Вот разговор. Отвлечемся на минуту от Достоевского к Толстому. В «Воскресении» появляется Нехлюдов, тоже alter ego Толстого, как и Левин, но он уже решает вопрос, над которым колебался Левин, т. е. Толстой 1877 года: он именно «идет с мужиками совершать купчую», передавая им землю. И, наконец, уход самого Толстого из Ясной Поляны после годов собственно подготовления, нерешительности, что такое, как не этот же «договоренный» разговор Левина и князя Облонского. Правда, в «Воскресении» удалено маленькое и огромное обстоятельство. Левин говорит: «У меня есть обязанности к земле и к семье», я не имею права отказаться от собственности или – колеблюсь… У Нехлюдова нет ни жены, ни детей, ни «обязанностей к земле» каких-нибудь особенных, потому что какой же он землероб? Он барин.

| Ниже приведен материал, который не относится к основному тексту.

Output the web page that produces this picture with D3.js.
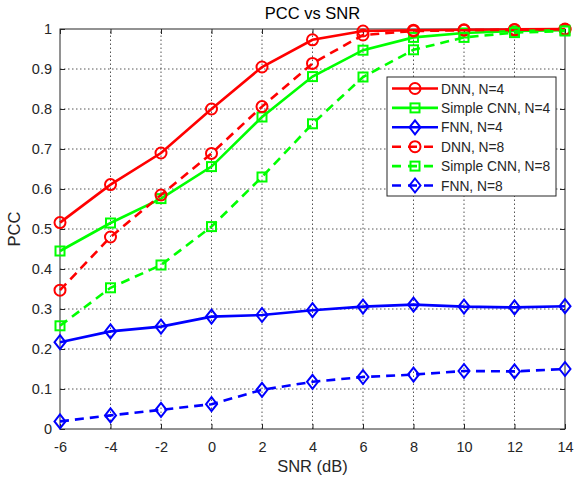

И Толстой перед уходом из Ясной Поляны достиг того возраста, когда, естественно, человеку нужно только три аршина земли да котомка за плечи, да кой-какая одежонка. Есть физика возраста, бывает и метафизика его. В 85 лет вообще никакому человеку ничего не нужно. Не нужно, – и ничего не хочется.
Но в 35 лет? в 40? в 50?
Совсем другая метафизика, и Левин, как и Толстой, всю жизнь рассуждали, рассуждали совсем иначе…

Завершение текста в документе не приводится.